Dans sa vie de maman au foyer, Micheline n’a jamais vraiment été féministe. Et ce n’est pas aujourd’hui, sur scène, qu’elle entend le faire. « Mais en lisant ce texte, j’ai vécu ces
femmes comme si elles avaient été mes sœurs : il y avait parmi elles tous les âges ... j’aurais peut-être, à l’époque, pu en faire partie », sourit tristement la nouvelle
comédienne. Touchée, Micheline l’aura été durant toute l’aventure.
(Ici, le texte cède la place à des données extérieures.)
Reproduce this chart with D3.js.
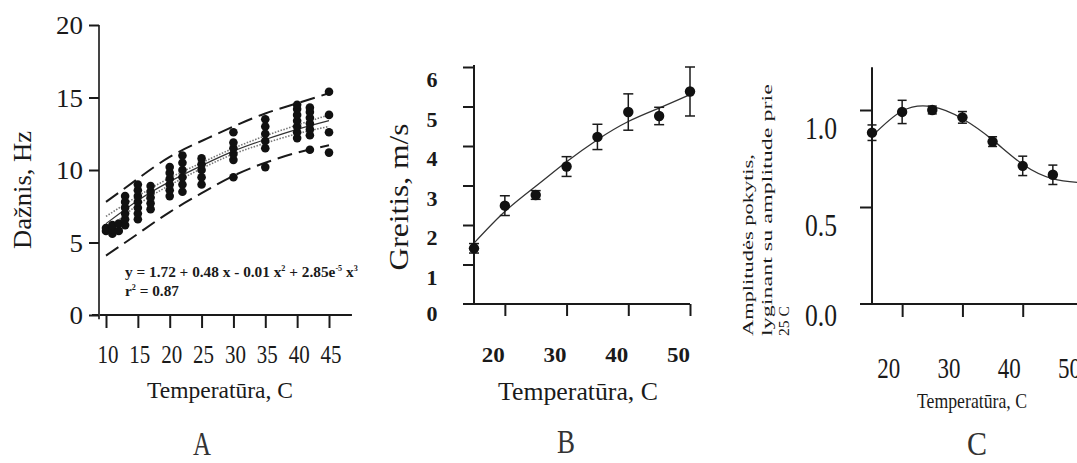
<!DOCTYPE html>
<html>
<head>
<meta charset="utf-8">
<script src="https://cdn.jsdelivr.net/npm/d3@7"></script>
<style>
  body { margin: 0; background: #fff; }
  svg { display: block; font-family: "Liberation Serif", "Times New Roman", serif; }
  svg text { font-family: "Liberation Serif", "Times New Roman", serif; }
</style>
</head>
<body>
<svg id="chart" width="1077" height="463"></svg>
<script>
// ---- panel A: frequency vs temperature ----
var aTemps = [10, 11, 12, 13, 15, 17, 20, 22, 25, 30, 35, 40, 42, 45];
var aValues = [
  [5.8, 6.0],
  [5.6, 5.9, 6.2],
  [5.8, 6.3],
  [6.2, 6.6, 7.0, 7.4, 7.8, 8.2],
  [6.6, 7.0, 7.4, 7.8, 8.2, 8.6, 9.0],
  [7.3, 7.7, 8.1, 8.5, 8.9],
  [8.2, 8.6, 9.0, 9.4, 9.8, 10.2],
  [8.5, 9.0, 9.5, 10.0, 10.5, 11.0],
  [9.0, 9.5, 10.0, 10.4, 10.8],
  [9.5, 10.7, 11.1, 11.5, 11.9, 12.6],
  [10.2, 11.5, 12.0, 12.5, 13.0, 13.5],
  [12.2, 12.6, 13.0, 13.4, 13.8, 14.2, 14.5],
  [11.4, 12.4, 12.8, 13.2, 13.6, 14.0, 14.3],
  [11.2, 12.6, 13.8, 15.4]
];
var aFitT  = [10, 15, 20, 25, 30, 35, 40, 45];
var aFit   = [6.3, 7.9, 9.2, 10.3, 11.3, 12.1, 12.8, 13.4];
var aCiHi  = [6.8, 8.2, 9.45, 10.5, 11.5, 12.35, 13.1, 13.8];
var aCiLo  = [5.8, 7.6, 8.95, 10.1, 11.1, 11.85, 12.5, 13.0];
var aPredHi = [7.8, 9.4, 10.9, 12.0, 13.0, 13.9, 14.6, 15.3];
var aPredLo = [4.1, 5.6, 7.1, 8.4, 9.6, 10.5, 11.2, 11.7];
var aXTicks = [10, 15, 20, 25, 30, 35, 40, 45];
var aYTicks = [0, 5, 10, 15, 20];

// ---- panel B: speed vs temperature ----
var bTemps = [15, 20, 25, 30, 35, 40, 45, 50];
var bMeans = [1.41, 2.49, 2.76, 3.48, 4.23, 4.86, 4.76, 5.38];
var bErr   = [0.12, 0.25, 0.11, 0.25, 0.32, 0.46, 0.22, 0.62];
var bFit   = [1.54, 2.34, 2.98, 3.6, 4.16, 4.62, 4.96, 5.3];
var bXTicks = [20, 30, 40, 50];
var bYTicks = [0, 1, 2, 3, 4, 5, 6];

// ---- panel C: relative amplitude vs temperature ----
var cTemps = [15, 20, 25, 30, 35, 40, 45, 50];
var cMeans = [0.883, 0.99, 1.0, 0.962, 0.837, 0.712, 0.666, 0.63];
var cErr   = [0.04, 0.06, 0.02, 0.03, 0.025, 0.05, 0.05, 0.04];
var cFit   = [0.865, 0.995, 1.017, 0.955, 0.846, 0.72, 0.645, 0.625];
var cXTicks = [20, 30, 40, 50];
var cYTicks = [0, 0.5, 1.0];

var svg = d3.select("#chart");
var ink = "#1a1a1a";

// put a text at x,y, optionally rotated, squeezed to a given width/length
function label(g, s, x, y, o) {
  var t = g.append("text").text(s)
    .attr("font-size", o.size)
    .attr("font-weight", o.weight || "normal")
    .attr("text-anchor", o.anchor || "middle")
    .attr("fill", o.fill || ink);
  var k = o.w ? o.w / t.node().getComputedTextLength() : 1;
  t.attr("transform", "translate(" + x + "," + y + ")" + (o.rot ? " rotate(-90)" : "") + " scale(" + k + ",1)");
  return t;
}

// restyle the tick labels that d3.axis made; o.cw = width per character
function fixTicks(sel, o) {
  sel.attr("font-family", null);
  sel.selectAll("text").each(function(d) {
    var t = d3.select(this);
    t.attr("x", null).attr("y", null).attr("dy", null)
      .attr("font-size", o.size).attr("font-weight", o.weight || "normal")
      .attr("fill", ink)
      .attr("text-anchor", o.anchor || "middle");
    var k = o.cw ? o.cw * t.text().length / this.getComputedTextLength() : 1;
    t.attr("transform", "translate(" + o.dx + "," + o.dy + ") scale(" + k + ",1)");
  });
}

function styleAxis(g) {
  g.select(".domain").remove();
  g.selectAll(".tick line").attr("stroke", ink).attr("stroke-width", 2);
}

// ================= A =================
var xA = d3.scaleLinear().domain([10, 45]).range([106, 329]);
var yA = d3.scaleLinear().domain([0, 20]).range([315, 25]);
var gA = svg.append("g");
var axAx = xA(10) - 7;

gA.append("line").attr("x1", xA(7.8)).attr("x2", xA(48.6)).attr("y1", yA(0)).attr("y2", yA(0))
  .attr("stroke", ink).attr("stroke-width", 2);
gA.append("line").attr("x1", axAx).attr("x2", axAx).attr("y1", yA(20)).attr("y2", yA(-0.3))
  .attr("stroke", "#444").attr("stroke-width", 2);

var axA_y = gA.append("g").attr("transform", "translate(" + axAx + ",0)")
  .call(d3.axisLeft(yA).tickValues(aYTicks).tickSize(10));
styleAxis(axA_y);
fixTicks(axA_y, { size: 25, anchor: "end", cw: 13.5, dx: -16, dy: 8.5 });

var axA_x = gA.append("g").attr("transform", "translate(0," + yA(0) + ")")
  .call(d3.axisBottom(xA).tickValues(aXTicks).tickSize(13));
styleAxis(axA_x);
fixTicks(axA_x, { size: 25, cw: 10.5, dx: 1.5, dy: 48 });

function bandLine(vals) {
  return d3.line().curve(d3.curveNatural)
    .x(function(d, i) { return xA(aFitT[i]); })
    .y(function(d) { return yA(d); })(vals);
}
[aPredHi, aPredLo].forEach(function(v) {
  gA.append("path").attr("d", bandLine(v)).attr("fill", "none")
    .attr("stroke", ink).attr("stroke-width", 2).attr("stroke-dasharray", "15,7");
});
[aCiHi, aCiLo].forEach(function(v) {
  gA.append("path").attr("d", bandLine(v)).attr("fill", "none")
    .attr("stroke", "#777").attr("stroke-width", 1.6).attr("stroke-dasharray", "1.5,1.5");
});
gA.append("path").attr("d", bandLine(aFit)).attr("fill", "none")
  .attr("stroke", "#333").attr("stroke-width", 1.2);

var aPts = [];
aTemps.forEach(function(t, i) { aValues[i].forEach(function(v) { aPts.push({ t: t, v: v }); }); });
gA.selectAll("circle.pt").data(aPts).enter().append("circle")
  .attr("class", "pt")
  .attr("cx", function(d) { return xA(d.t); })
  .attr("cy", function(d) { return yA(d.v); })
  .attr("r", 4.3).attr("fill", "#111");

var eq = gA.append("text").attr("font-size", 15).attr("font-weight", "bold").attr("fill", ink);
eq.append("tspan").text("y = 1.72 + 0.48 x - 0.01 x");
eq.append("tspan").text("2").attr("font-size", 8).attr("dy", -6);
eq.append("tspan").text(" + 2.85e").attr("dy", 6);
eq.append("tspan").text("-5").attr("font-size", 8).attr("dy", -6);
eq.append("tspan").text(" x").attr("dy", 6);
eq.append("tspan").text("3").attr("font-size", 8).attr("dy", -6);
eq.attr("transform", "translate(125,277) scale(" + (233 / eq.node().getComputedTextLength()) + ",1)");

var r2 = gA.append("text").attr("font-size", 15).attr("font-weight", "bold").attr("fill", ink);
r2.append("tspan").text("r");
r2.append("tspan").text("2").attr("font-size", 8).attr("dy", -6);
r2.append("tspan").text(" = 0.87").attr("dy", 6);
r2.attr("transform", "translate(125,296) scale(" + (54 / r2.node().getComputedTextLength()) + ",1)");

label(gA, "Temperatūra, C", 220, 398, { size: 24, w: 146 });
label(gA, "Dažnis, Hz", 31, 190, { size: 26, rot: true, w: 118 });
label(gA, "A", 202, 455, { size: 34, w: 18, fill: "#333" });

// ================= B =================
var xB = d3.scaleLinear().domain([15, 50]).range([474, 690]);
var yB = d3.scaleLinear().domain([0, 6]).range([304, 67]);
var gB = svg.append("g");

gB.append("line").attr("x1", xB(15) - 11).attr("x2", xB(50)).attr("y1", yB(0)).attr("y2", yB(0))
  .attr("stroke", ink).attr("stroke-width", 2);
gB.append("line").attr("x1", xB(15)).attr("x2", xB(15)).attr("y1", yB(6.05)).attr("y2", yB(0))
  .attr("stroke", ink).attr("stroke-width", 2);

var axB_y = gB.append("g").attr("transform", "translate(" + xB(15) + ",0)")
  .call(d3.axisLeft(yB).tickValues(bYTicks.slice(1)).tickSize(11));
styleAxis(axB_y);
axB_y.selectAll("text").remove();
bYTicks.forEach(function(v) {
  label(gB, String(v), xB(15) - 42, yB(v) + (v === 0 ? 9 : 12) + 8, { size: 22, weight: "bold", w: 11 });
});

var axB_x = gB.append("g").attr("transform", "translate(0," + yB(0) + ")")
  .call(d3.axisBottom(xB).tickValues(bXTicks).tickSize(12));
styleAxis(axB_x);
fixTicks(axB_x, { size: 21, weight: "bold", cw: 11.5, dx: -12, dy: 58 });

gB.append("path")
  .attr("d", d3.line().curve(d3.curveNatural)
    .x(function(d, i) { return xB(bTemps[i]); })
    .y(function(d) { return yB(d); })(bFit))
  .attr("fill", "none").attr("stroke", "#333").attr("stroke-width", 1.3);

var bG = gB.selectAll("g.pt").data(bTemps).enter().append("g").attr("class", "pt");
bG.append("line")
  .attr("x1", function(d) { return xB(d); }).attr("x2", function(d) { return xB(d); })
  .attr("y1", function(d, i) { return yB(bMeans[i] - bErr[i]); })
  .attr("y2", function(d, i) { return yB(bMeans[i] + bErr[i]); })
  .attr("stroke", ink).attr("stroke-width", 1.5);
[-1, 1].forEach(function(s) {
  bG.append("line")
    .attr("x1", function(d) { return xB(d) - 5; }).attr("x2", function(d) { return xB(d) + 5; })
    .attr("y1", function(d, i) { return yB(bMeans[i] + s * bErr[i]); })
    .attr("y2", function(d, i) { return yB(bMeans[i] + s * bErr[i]); })
    .attr("stroke", ink).attr("stroke-width", 1.5);
});
bG.append("circle")
  .attr("cx", function(d) { return xB(d); })
  .attr("cy", function(d, i) { return yB(bMeans[i]); })
  .attr("r", 5.2).attr("fill", "#111");

label(gB, "Temperatūra, C", 578, 400, { size: 25, w: 160 });
label(gB, "Greitis, m/s", 408, 197, { size: 28, rot: true, w: 147 });
label(gB, "B", 566, 453, { size: 34, w: 18, fill: "#333" });

// ================= C =================
var xC = d3.scaleLinear().domain([15, 50]).range([872, 1083]);
var yC = d3.scaleLinear().domain([0, 1]).range([304, 110]);
var gC = svg.append("g");

gC.append("line").attr("x1", xC(15) - 12).attr("x2", xC(55)).attr("y1", yC(0)).attr("y2", yC(0))
  .attr("stroke", ink).attr("stroke-width", 2);
gC.append("line").attr("x1", xC(15)).attr("x2", xC(15)).attr("y1", yC(1.22)).attr("y2", yC(0))
  .attr("stroke", ink).attr("stroke-width", 2);

var axC_y = gC.append("g").attr("transform", "translate(" + xC(15) + ",0)")
  .call(d3.axisLeft(yC).tickValues(cYTicks.slice(1)).tickSize(12));
styleAxis(axC_y);
axC_y.selectAll("text").remove();
cYTicks.forEach(function(v) {
  label(gC, d3.format(".1f")(v), xC(15) - 35, yC(v) + (v === 0 ? 11 : 18) + 11,
    { size: 32, anchor: "end", w: 32 });
});

var axC_x = gC.append("g").attr("transform", "translate(0," + yC(0) + ")")
  .call(d3.axisBottom(xC).tickValues(cXTicks).tickSize(13));
styleAxis(axC_x);
fixTicks(axC_x, { size: 29, cw: 11.5, dx: -14, dy: 74 });

gC.append("path")
  .attr("d", d3.line().curve(d3.curveNatural)
    .x(function(d, i) { return xC(cTemps[i]); })
    .y(function(d) { return yC(d); })(cFit))
  .attr("fill", "none").attr("stroke", "#333").attr("stroke-width", 1.3);

var cG = gC.selectAll("g.pt").data(cTemps).enter().append("g").attr("class", "pt");
cG.append("line")
  .attr("x1", function(d) { return xC(d); }).attr("x2", function(d) { return xC(d); })
  .attr("y1", function(d, i) { return yC(cMeans[i] - cErr[i]); })
  .attr("y2", function(d, i) { return yC(cMeans[i] + cErr[i]); })
  .attr("stroke", ink).attr("stroke-width", 1.5);
[-1, 1].forEach(function(s) {
  cG.append("line")
    .attr("x1", function(d) { return xC(d) - 4.5; }).attr("x2", function(d) { return xC(d) + 4.5; })
    .attr("y1", function(d, i) { return yC(cMeans[i] + s * cErr[i]); })
    .attr("y2", function(d, i) { return yC(cMeans[i] + s * cErr[i]); })
    .attr("stroke", ink).attr("stroke-width", 1.5);
});
cG.append("circle")
  .attr("cx", function(d) { return xC(d); })
  .attr("cy", function(d, i) { return yC(cMeans[i]); })
  .attr("r", 5.2).attr("fill", "#111");

label(gC, "Temperatūra, C", 972, 408, { size: 22, w: 110 });
label(gC, "Amplitudės pokytis,", 753, 336, { size: 15, rot: true, anchor: "start", w: 182 });
label(gC, "lyginant su amplitude prie", 772, 336, { size: 15, rot: true, anchor: "start", w: 252 });
label(gC, "25 C", 789, 336, { size: 15, rot: true, anchor: "start", w: 30 });
label(gC, "C", 977, 455, { size: 34, w: 20, fill: "#333" });
</script>
</body>
</html>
Par les douleurs du texte, les réalités d’hier, « cette violence et cette injustice que l’on craint encore de retrouver
aujourd’hui ». Par le bonheur des échanges, entre générations, entre familles sociales qui s’ignorent habituellement. « Tout m’a apporté : ici, personne ne tenait compte
des âges. Nous avons travaillé toutes ensemble, un lien s’est créé. Et quelles que soient les générations, nous avons toutes ressenti ce texte de la même façon », apprécie-t-elle. En
espérant, simplement, que leur jeu commun touchera au but : « Que toutes ces femmes qui ont disparu dans l’anonymat, puissent être un peu reconnues aujourd’hui. »
BREST Théâtre : la folle épreuve des femmes de la Salpêtrière
Ce soir et demain, à Passerelle, une vingtaine de comédiennes amatrices brestoises, soutenues par trois professionnelles, rendront hommage aux femmes enfermées à la Salpêtrière pendant
deux siècles. Inspirée de l’œuvre de Mâkhi Xenakis, « Les folles d’enfer de la Salpêtrière » est un incroyable témoignage, une œuvre à voir par tous.
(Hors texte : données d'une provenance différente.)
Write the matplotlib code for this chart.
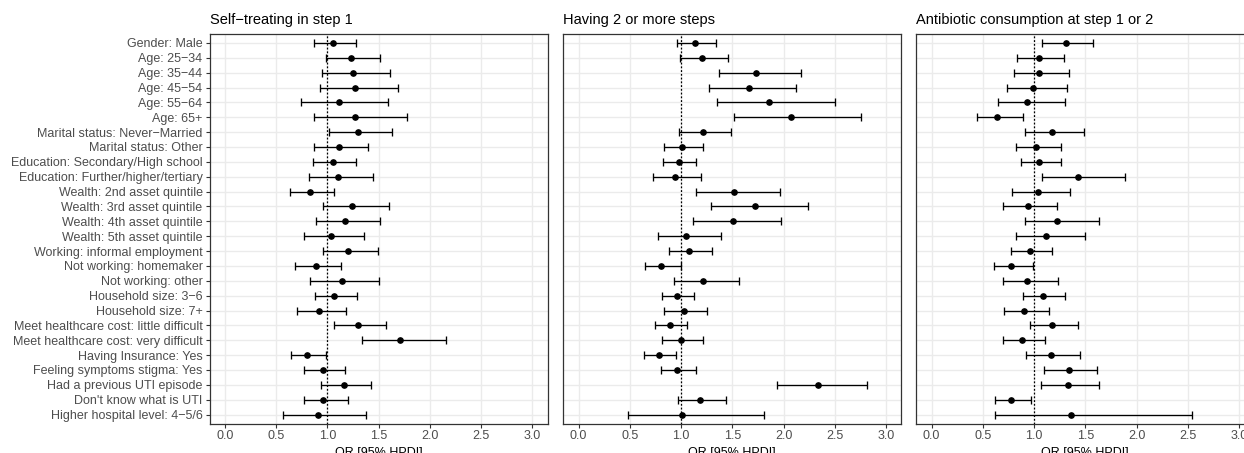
import matplotlib
matplotlib.use("Agg")
import matplotlib.pyplot as plt

plt.rcParams['font.family'] = ['Liberation Sans', 'DejaVu Sans']

# ---- data: odds ratios with 95% HPDI ----
labels = [
    "Gender: Male", "Age: 25−34", "Age: 35−44", "Age: 45−54", "Age: 55−64",
    "Age: 65+", "Marital status: Never−Married", "Marital status: Other",
    "Education: Secondary/High school", "Education: Further/higher/tertiary",
    "Wealth: 2nd asset quintile", "Wealth: 3rd asset quintile",
    "Wealth: 4th asset quintile", "Wealth: 5th asset quintile",
    "Working: informal employment", "Not working: homemaker",
    "Not working: other", "Household size: 3−6", "Household size: 7+",
    "Meet healthcare cost: little difficult", "Meet healthcare cost: very difficult",
    "Having Insurance: Yes", "Feeling symptoms stigma: Yes",
    "Had a previous UTI episode", "Don't know what is UTI",
    "Higher hospital level: 4−5/6",
]

titles = ["Self−treating in step 1", "Having 2 or more steps",
          "Antibiotic consumption at step 1 or 2"]

self_treat_or = [1.058, 1.231, 1.247, 1.267, 1.113, 1.270, 1.299, 1.113, 1.055, 1.100,
                 0.829, 1.244, 1.172, 1.038, 1.205, 0.888, 1.139, 1.068, 0.921, 1.296,
                 1.714, 0.803, 0.960, 1.162, 0.963, 0.914]
self_treat_lo = [0.868, 0.989, 0.950, 0.924, 0.741, 0.875, 1.019, 0.875, 0.862, 0.823,
                 0.633, 0.957, 0.891, 0.777, 0.960, 0.686, 0.836, 0.881, 0.705, 1.061,
                 1.342, 0.646, 0.777, 0.937, 0.770, 0.568]
self_treat_hi = [1.280, 1.518, 1.613, 1.694, 1.596, 1.783, 1.632, 1.394, 1.280, 1.450,
                 1.068, 1.603, 1.515, 1.358, 1.499, 1.136, 1.508, 1.286, 1.182, 1.574,
                 2.161, 0.989, 1.172, 1.430, 1.198, 1.381]

steps_or = [1.139, 1.205, 1.730, 1.659, 1.858, 2.073, 1.214, 1.012, 0.976, 0.940,
            1.518, 1.717, 1.502, 1.051, 1.077, 0.803, 1.214, 0.957, 1.025, 0.888,
            0.999, 0.787, 0.963, 2.341, 1.188, 1.009]
steps_lo = [0.963, 0.986, 1.368, 1.273, 1.352, 1.521, 0.976, 0.836, 0.823, 0.722,
            1.149, 1.290, 1.120, 0.777, 0.885, 0.643, 0.934, 0.813, 0.829, 0.744,
            0.810, 0.637, 0.803, 1.933, 0.973, 0.480]
steps_hi = [1.339, 1.459, 2.168, 2.125, 2.498, 2.759, 1.492, 1.218, 1.149, 1.198,
            1.969, 2.236, 1.972, 1.394, 1.303, 0.996, 1.561, 1.123, 1.257, 1.058,
            1.218, 0.953, 1.149, 2.811, 1.440, 1.809]

abx_or = [1.309, 1.049, 1.049, 0.993, 0.932, 0.642, 1.173, 1.023, 1.052, 1.433,
          1.042, 0.938, 1.228, 1.121, 0.958, 0.779, 0.932, 1.085, 0.902, 1.176,
          0.886, 1.163, 1.339, 1.329, 0.779, 1.365]
abx_lo = [1.075, 0.837, 0.805, 0.736, 0.645, 0.446, 0.912, 0.821, 0.870, 1.075,
          0.788, 0.700, 0.909, 0.821, 0.772, 0.609, 0.694, 0.896, 0.710, 0.961,
          0.700, 0.925, 1.101, 1.072, 0.619, 0.622]
abx_hi = [1.580, 1.293, 1.342, 1.319, 1.303, 0.893, 1.485, 1.261, 1.267, 1.886,
          1.355, 1.228, 1.629, 1.498, 1.179, 0.987, 1.231, 1.306, 1.143, 1.430,
          1.111, 1.453, 1.619, 1.635, 0.967, 2.544]

x_ticks = [0.0, 0.5, 1.0, 1.5, 2.0, 2.5, 3.0]

panels = [
    (self_treat_or, self_treat_lo, self_treat_hi),
    (steps_or, steps_lo, steps_hi),
    (abx_or, abx_lo, abx_hi),
]

# ---- figure ----
W, H = 1244, 453
fig = plt.figure(figsize=(W / 100, H / 100), dpi=100)

lefts = [209.5, 563.3, 916.3]
pw = 338.0
top_px, bot_px = 34.0, 423.5

grid_col = '#EBEBEB'
text_col = '#4D4D4D'
frame_col = '#333333'

rows = list(range(1, len(labels) + 1))

for i, (title, (orv, lo, hi)) in enumerate(zip(titles, panels)):
    ax = fig.add_axes([lefts[i] / W, 1 - bot_px / H, pw / W, (bot_px - top_px) / H])
    ax.set_xlim(-0.15, 3.15)
    ax.set_ylim(26.6, 0.4)
    ax.set_axisbelow(True)

    ax.set_xticks(x_ticks)
    ax.set_xticklabels([f"{t:.1f}" for t in x_ticks])
    ax.set_yticks(rows)
    if i == 0:
        ax.set_yticklabels(labels)
        ax.tick_params(axis='y', length=3, width=0.8, color=frame_col,
                       labelsize=9, labelcolor=text_col, pad=2)
    else:
        ax.set_yticklabels([])
        ax.tick_params(axis='y', length=0)
    ax.tick_params(axis='x', length=3, width=0.8, color=frame_col,
                   labelsize=9, labelcolor=text_col, pad=2)

    ax.grid(True, color=grid_col, linewidth=1.0)
    for s in ax.spines.values():
        s.set_color(frame_col)
        s.set_linewidth(0.9)

    ax.axvline(1.0, color='black', linestyle=(0, (1.5, 1.5)), linewidth=0.9, zorder=2)

    xerr = [[o - l for o, l in zip(orv, lo)], [h - o for o, h in zip(orv, hi)]]
    ax.errorbar(orv, rows, xerr=xerr, fmt='o', color='black', ecolor='black',
                markersize=3.8, elinewidth=0.95, capsize=2.6, capthick=0.95, zorder=3)

    ax.set_title(title, loc='left', fontsize=10.5, color='black', pad=7)
    ax.set_xlabel("OR [95% HPDI]", fontsize=9, color='black', labelpad=3)

fig.savefig("out.png", dpi=100)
Elles sont trois, trois comédiennes devant leur pupitre. A leurs pieds, des livres épars, des registres, des listes de noms ... Ce sont les poussiéreux documents de « l’hôpital général pour
le renfermement des pauvres de Paris » : la Salpêtrière. Depuis une décision de louis XIV en 1684 et jusqu’au début du XIX siècle, l’établissement se dote d’un hospice et d’une prison
pour les femmes. Plus de 100.000 femmes, filles, mères ou vieillardes, y seront enfermées dans des conditions infernales.
Une folle liste ...
Derrière les lectrices, qui lisent des pages inspirées du livre éponyme de l’écrivaine et artiste Mâkhi Xenakis, une grande croix de sable s’étale sur la scène. Car jusqu’en 1848 et l’arrivée de
Charcot, à la Salpêtrière, on ne soigne pas les corps, on soigne les âmes. On soigne à coups d’incessantes prières, de douches d’eau glacée, de saignées, de viols aussi, de prières encore ... On
soigne « les mendiantes, mais aussi de plus en plus les filles de joie, les folles, les orphelines, les libertines, les protestantes, les paralytiques, les crétines, les juives, les impies,
les criminelles, les ivrognes, les mourantes, les sorcières, les mélancoliques, les aveugles, les adultérines, les homosexuelles, ( ... ) les érotomanes, les filles gâtées, les suicidaires, les
bohémiennes, les filles grosses ... »
Des statues vivantes
Peu à peu, le témoignage des trois comédiennes prend une autre dimension. Elles sont là, ces femmes, qui passent, repassent et témoignent autour de la croix. Elles sont une vingtaine à faire
revivre toutes celles qui ont laissé la plus grande partie de leur vie dans cet enfer. Ces Brestoises, toutes comédiennes amatrices, ont suivi le metteur en scène Geneviève Robin , de la
compagnie Paris Atlantique, dans l’aventure théâtrale. Elles incarnent les « folles », elles les portent littéralement lorsque, au cours de la pièce, les dizaines de statues de Mâkhi
Xenakis sont disposées au centre de la scène. Nouvelle mise en abîme, nouvelle dimension des prisonnières de la Salpêtrière quand statuettes et comédiennes se confondent, se rencontrent et se
témoignent un immense respect, à travers les époques.
« Les folles d’enfer de la Salpêtrière » est un hommage, une œuvre humble et citoyenne portée par des femmes. A découvrir, à soutenir ce soir et demain au centre d’art Passerelle.